Tensions rose in the White House today after President Joe Biden called an urgent meeting with top administration members. According to reports, the team convened in the White House Situation Room to have a leisurely discussion about the weather.
“Listen up, folks!” Biden said abruptly. “We’ve got a serious problem to deal with, and I need all my top fellas and broads involved. We’re going to meet in the Situation Room, which is in a location someone will have to show me. We’re going to enjoy some chocolate chip ice cream and have some small talk about the weather if you get what I mean. Now, let’s go. Harbinsargindarbit!”

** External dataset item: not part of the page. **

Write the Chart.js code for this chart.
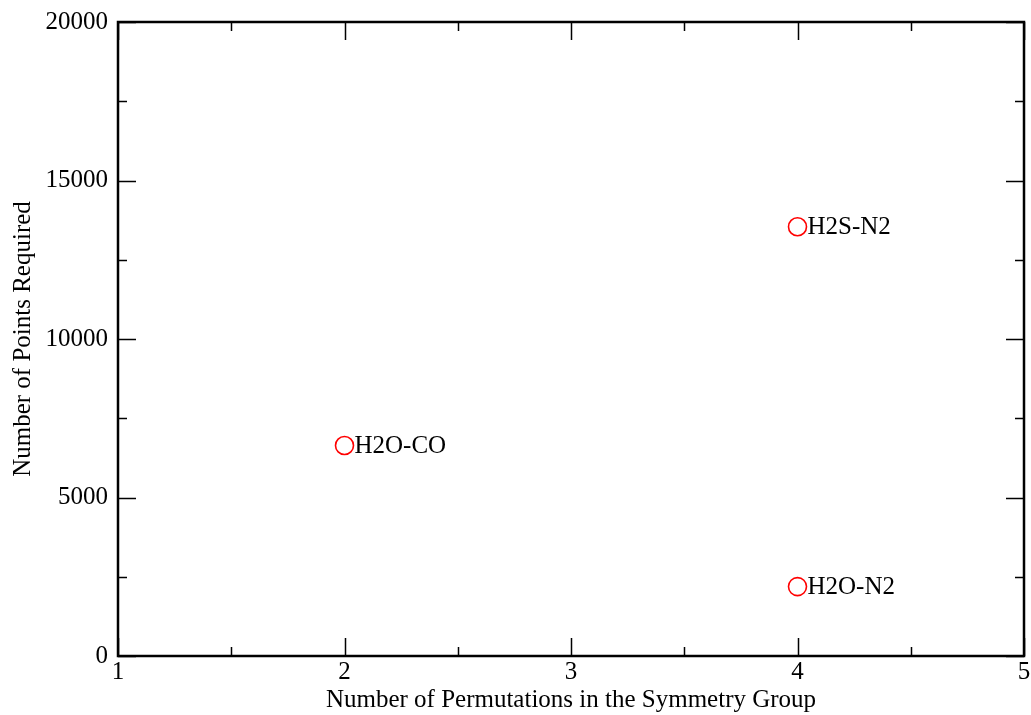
<!DOCTYPE html>
<html>
<head>
<meta charset="utf-8">
<script src="https://cdn.jsdelivr.net/npm/chart.js@4.4.1/dist/chart.umd.min.js"></script>
<style>
  html,body{margin:0;padding:0;background:#fff;}
  canvas{display:block;}
</style>
</head>
<body>
<canvas id="c" width="1031" height="715"></canvas>
<script>
// systems and their (permutations, points) values
const systems = ['H2O-CO', 'H2S-N2', 'H2O-N2'];
const permutations = [2, 4, 4];
const pointsRequired = [6640, 13540, 2190];

const xTicks = [1, 2, 3, 4, 5];
const yTicks = [0, 5000, 10000, 15000, 20000];
const xMinor = [1.5, 2.5, 3.5, 4.5];
const yMinor = [2500, 7500, 12500, 17500];

const FONT = '"Liberation Serif", "Times New Roman", serif';

// grace-style frame with inward ticks on all four sides, plus point labels
const frame = {
  id: 'frame',
  afterDraw(chart) {
    const ctx = chart.ctx, a = chart.chartArea;
    const xs = chart.scales.x, ys = chart.scales.y;
    const MAJ = 18, MIN = 9;
    ctx.save();
    ctx.strokeStyle = '#000';
    ctx.lineWidth = 1.5;
    ctx.beginPath();
    const tickX = (v, len) => {
      const px = Math.round(xs.getPixelForValue(v)) + 0.5;
      ctx.moveTo(px, a.bottom); ctx.lineTo(px, a.bottom - len);
      ctx.moveTo(px, a.top); ctx.lineTo(px, a.top + len);
    };
    const tickY = (v, len) => {
      const py = Math.round(ys.getPixelForValue(v)) + 0.5;
      ctx.moveTo(a.left, py); ctx.lineTo(a.left + len, py);
      ctx.moveTo(a.right, py); ctx.lineTo(a.right - len, py);
    };
    xTicks.forEach(v => tickX(v, MAJ));
    xMinor.forEach(v => tickX(v, MIN));
    yTicks.forEach(v => tickY(v, MAJ));
    yMinor.forEach(v => tickY(v, MIN));
    ctx.stroke();
    ctx.lineWidth = 2.5;
    ctx.strokeRect(a.left, a.top, a.right - a.left, a.bottom - a.top);

    ctx.fillStyle = '#000';
    ctx.font = '25px ' + FONT;
    ctx.textAlign = 'left';
    ctx.textBaseline = 'middle';
    systems.forEach((name, i) => {
      const px = xs.getPixelForValue(permutations[i]);
      const py = ys.getPixelForValue(pointsRequired[i]);
      ctx.fillText(name, px + 10, py + 1);
    });
    ctx.restore();
  }
};

const noPad = () => ({left: 0, right: 0, top: 0, bottom: 0});

new Chart(document.getElementById('c'), {
  type: 'scatter',
  data: {
    datasets: [{
      data: permutations.map((x, i) => ({x, y: pointsRequired[i]})),
      pointStyle: 'circle',
      pointRadius: 9,
      pointBorderWidth: 1.6,
      borderColor: '#ff0000',
      backgroundColor: 'rgba(0,0,0,0)',
      pointHoverRadius: 9
    }]
  },
  options: {
    responsive: false,
    animation: false,
    devicePixelRatio: 1,
    layout: {autoPadding: false, padding: {top: 22, right: 7, left: 0, bottom: 0}},
    plugins: {legend: {display: false}, tooltip: {enabled: false}},
    scales: {
      x: {
        type: 'linear', min: 1, max: 5,
        afterBuildTicks: s => { s.ticks = xTicks.map(v => ({value: v})); },
        afterFit: s => { s.height = 59; s.getPadding = noPad; },
        grid: {display: false, drawTicks: false},
        border: {display: false},
        ticks: {color: '#000', font: {family: FONT, size: 25}, padding: 1, maxRotation: 0,
                callback: v => String(v)},
        title: {display: true, text: 'Number of Permutations in the Symmetry Group',
                color: '#000', font: {family: FONT, size: 25}, padding: {top: -4, bottom: 0}}
      },
      y: {
        type: 'linear', min: 0, max: 20000,
        afterBuildTicks: s => { s.ticks = yTicks.map(v => ({value: v})); },
        afterFit: s => { s.width = 118; s.getPadding = noPad; },
        grid: {display: false, drawTicks: false},
        border: {display: false},
        ticks: {color: '#000', font: {family: FONT, size: 25}, padding: 10,
                callback: v => String(v)},
        title: {display: true, text: 'Number of Points Required',
                color: '#000', font: {family: FONT, size: 25}, padding: {top: 8, bottom: 0}}
      }
    }
  },
  plugins: [frame]
});
</script>
</body>
</html>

Though some suspicion arose as to the subject matter of the top-secret meeting, sources within the White House stressed that it was about the weather and only about the weather. “They’re talking about the weather,” said Press Secretary Karine Jean-Pierre, who is a history-making gay, black woman. “And as they discuss the weather in a very relaxed, laid-back way, the weather will be the only thing talked about. Nothing else. That’s all. It’s just a normal weather conversation among the most senior members of the executive branch of government.”
After announcing the meeting, Biden was reportedly led away by the arm in the direction of the Situation Room as another aide put on his bib before he could enjoy his ice cream.
At publishing time, Biden was scheduled to board Air Force One to make an urgent overseas trip to Ukraine to meet with President Zelensky and several oligarch money launderers about the weather.